**TASK TO COMPLETE**
Begin the copy with the line that contains "Output the Python" and end it with the line that contains "import plotly.graph_objects as go". Print these lines exactly and omit all pictures.

**DATASET ROWS**
◇ ◇ ◇ ◇ ◇

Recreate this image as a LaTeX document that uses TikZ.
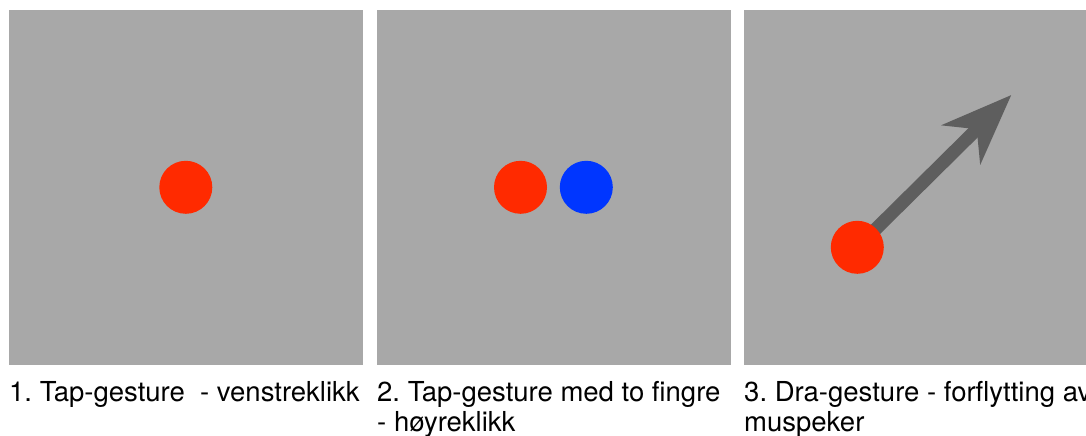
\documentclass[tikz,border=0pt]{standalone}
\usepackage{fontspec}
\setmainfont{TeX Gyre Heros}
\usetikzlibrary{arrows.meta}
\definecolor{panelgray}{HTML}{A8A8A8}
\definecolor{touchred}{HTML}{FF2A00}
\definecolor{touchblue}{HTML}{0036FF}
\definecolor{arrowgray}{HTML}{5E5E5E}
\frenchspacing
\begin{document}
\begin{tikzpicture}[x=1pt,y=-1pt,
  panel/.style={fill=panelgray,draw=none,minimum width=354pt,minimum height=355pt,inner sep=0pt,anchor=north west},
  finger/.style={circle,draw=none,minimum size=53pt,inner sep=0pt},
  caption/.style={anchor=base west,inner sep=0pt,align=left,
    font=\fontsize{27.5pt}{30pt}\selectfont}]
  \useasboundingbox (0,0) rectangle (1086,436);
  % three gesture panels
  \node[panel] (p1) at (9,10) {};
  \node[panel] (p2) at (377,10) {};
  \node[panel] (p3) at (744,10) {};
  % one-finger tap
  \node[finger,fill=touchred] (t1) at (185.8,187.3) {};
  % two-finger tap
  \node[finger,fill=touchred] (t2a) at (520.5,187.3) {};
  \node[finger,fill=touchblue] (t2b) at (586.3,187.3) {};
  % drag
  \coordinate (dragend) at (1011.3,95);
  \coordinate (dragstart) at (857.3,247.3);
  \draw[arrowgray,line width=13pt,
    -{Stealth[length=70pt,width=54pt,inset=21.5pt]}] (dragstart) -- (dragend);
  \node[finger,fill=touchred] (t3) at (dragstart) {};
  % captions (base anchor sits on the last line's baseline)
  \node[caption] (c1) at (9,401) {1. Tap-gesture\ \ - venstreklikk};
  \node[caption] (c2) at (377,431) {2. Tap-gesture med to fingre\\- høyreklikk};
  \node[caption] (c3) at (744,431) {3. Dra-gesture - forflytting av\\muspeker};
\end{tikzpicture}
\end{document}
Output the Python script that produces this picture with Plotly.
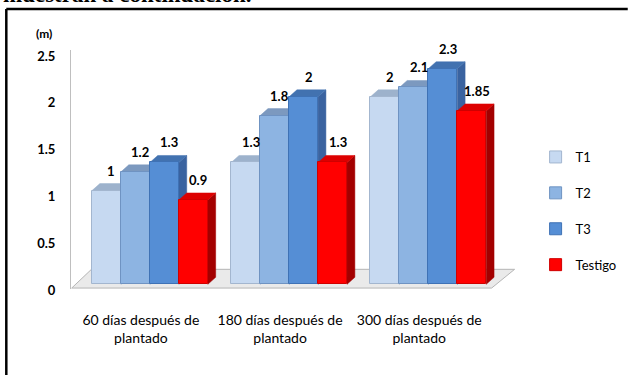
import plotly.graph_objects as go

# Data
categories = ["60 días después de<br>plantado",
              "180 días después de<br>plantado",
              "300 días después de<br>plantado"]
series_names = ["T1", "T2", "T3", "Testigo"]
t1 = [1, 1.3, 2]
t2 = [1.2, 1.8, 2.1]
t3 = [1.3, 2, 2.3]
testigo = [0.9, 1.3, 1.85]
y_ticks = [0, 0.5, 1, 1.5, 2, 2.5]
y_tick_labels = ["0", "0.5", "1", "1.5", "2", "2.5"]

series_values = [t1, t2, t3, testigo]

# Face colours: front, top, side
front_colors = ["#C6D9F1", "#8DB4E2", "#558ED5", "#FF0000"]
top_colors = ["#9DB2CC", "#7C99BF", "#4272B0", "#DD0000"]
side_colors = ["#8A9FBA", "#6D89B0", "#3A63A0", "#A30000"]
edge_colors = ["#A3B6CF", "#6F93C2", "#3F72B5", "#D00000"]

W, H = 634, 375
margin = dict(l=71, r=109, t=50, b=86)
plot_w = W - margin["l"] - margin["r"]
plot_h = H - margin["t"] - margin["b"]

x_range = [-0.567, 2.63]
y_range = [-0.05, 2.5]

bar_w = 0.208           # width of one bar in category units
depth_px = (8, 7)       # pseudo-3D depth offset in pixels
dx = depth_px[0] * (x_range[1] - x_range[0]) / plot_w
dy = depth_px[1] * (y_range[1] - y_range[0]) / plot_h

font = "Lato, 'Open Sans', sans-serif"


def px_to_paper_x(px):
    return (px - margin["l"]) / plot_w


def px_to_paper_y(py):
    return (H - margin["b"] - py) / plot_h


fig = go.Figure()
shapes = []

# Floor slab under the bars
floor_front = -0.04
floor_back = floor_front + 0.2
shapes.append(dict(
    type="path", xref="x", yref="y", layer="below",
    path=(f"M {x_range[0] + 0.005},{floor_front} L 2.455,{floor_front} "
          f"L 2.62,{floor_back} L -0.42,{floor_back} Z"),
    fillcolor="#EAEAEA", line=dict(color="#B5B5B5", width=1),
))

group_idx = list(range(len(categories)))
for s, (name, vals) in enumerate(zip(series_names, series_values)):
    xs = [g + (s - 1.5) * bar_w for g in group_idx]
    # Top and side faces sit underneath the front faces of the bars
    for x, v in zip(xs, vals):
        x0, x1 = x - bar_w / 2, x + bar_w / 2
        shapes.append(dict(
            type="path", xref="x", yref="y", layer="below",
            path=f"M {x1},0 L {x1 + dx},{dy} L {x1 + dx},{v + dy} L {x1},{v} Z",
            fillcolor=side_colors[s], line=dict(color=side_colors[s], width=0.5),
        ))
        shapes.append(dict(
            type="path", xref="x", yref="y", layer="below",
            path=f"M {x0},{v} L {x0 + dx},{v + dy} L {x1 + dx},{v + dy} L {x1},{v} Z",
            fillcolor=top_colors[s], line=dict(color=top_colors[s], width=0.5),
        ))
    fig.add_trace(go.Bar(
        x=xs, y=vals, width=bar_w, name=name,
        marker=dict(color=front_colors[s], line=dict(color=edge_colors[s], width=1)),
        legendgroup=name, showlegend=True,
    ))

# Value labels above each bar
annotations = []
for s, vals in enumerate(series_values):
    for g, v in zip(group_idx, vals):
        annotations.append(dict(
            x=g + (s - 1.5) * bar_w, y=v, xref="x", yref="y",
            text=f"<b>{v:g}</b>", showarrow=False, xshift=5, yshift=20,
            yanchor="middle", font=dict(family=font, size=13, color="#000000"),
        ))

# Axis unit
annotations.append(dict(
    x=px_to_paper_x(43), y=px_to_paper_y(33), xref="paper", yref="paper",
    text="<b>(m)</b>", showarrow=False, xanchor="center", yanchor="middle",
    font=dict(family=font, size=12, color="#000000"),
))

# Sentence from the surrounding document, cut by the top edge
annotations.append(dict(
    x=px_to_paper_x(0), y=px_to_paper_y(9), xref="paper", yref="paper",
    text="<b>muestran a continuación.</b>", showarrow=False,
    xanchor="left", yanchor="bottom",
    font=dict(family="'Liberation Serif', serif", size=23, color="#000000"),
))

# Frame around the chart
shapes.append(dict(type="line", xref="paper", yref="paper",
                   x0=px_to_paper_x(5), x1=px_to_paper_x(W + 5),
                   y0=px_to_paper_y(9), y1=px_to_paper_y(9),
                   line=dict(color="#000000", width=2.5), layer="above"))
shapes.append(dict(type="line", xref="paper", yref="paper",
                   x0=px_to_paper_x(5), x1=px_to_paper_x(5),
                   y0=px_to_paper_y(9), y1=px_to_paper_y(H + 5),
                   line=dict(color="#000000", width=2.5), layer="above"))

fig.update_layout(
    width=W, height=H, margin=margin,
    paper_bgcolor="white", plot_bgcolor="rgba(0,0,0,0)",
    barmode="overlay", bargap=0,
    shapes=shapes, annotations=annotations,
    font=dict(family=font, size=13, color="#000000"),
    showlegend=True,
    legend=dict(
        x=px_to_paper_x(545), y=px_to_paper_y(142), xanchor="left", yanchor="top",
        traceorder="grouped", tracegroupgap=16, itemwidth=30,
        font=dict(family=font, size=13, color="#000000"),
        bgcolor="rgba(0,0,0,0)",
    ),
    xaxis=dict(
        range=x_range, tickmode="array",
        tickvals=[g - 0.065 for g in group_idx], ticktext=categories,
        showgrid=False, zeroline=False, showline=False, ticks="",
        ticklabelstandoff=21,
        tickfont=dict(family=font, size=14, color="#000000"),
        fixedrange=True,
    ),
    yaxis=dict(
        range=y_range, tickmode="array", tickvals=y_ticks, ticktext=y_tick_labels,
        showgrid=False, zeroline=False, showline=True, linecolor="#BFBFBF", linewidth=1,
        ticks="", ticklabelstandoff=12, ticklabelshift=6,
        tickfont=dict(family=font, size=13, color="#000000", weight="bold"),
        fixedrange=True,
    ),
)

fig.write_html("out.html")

◇ ◇ ◇ ◇ ◇

**THE ANSWER**
Output the Python script that produces this picture with Plotly.
import plotly.graph_objects as go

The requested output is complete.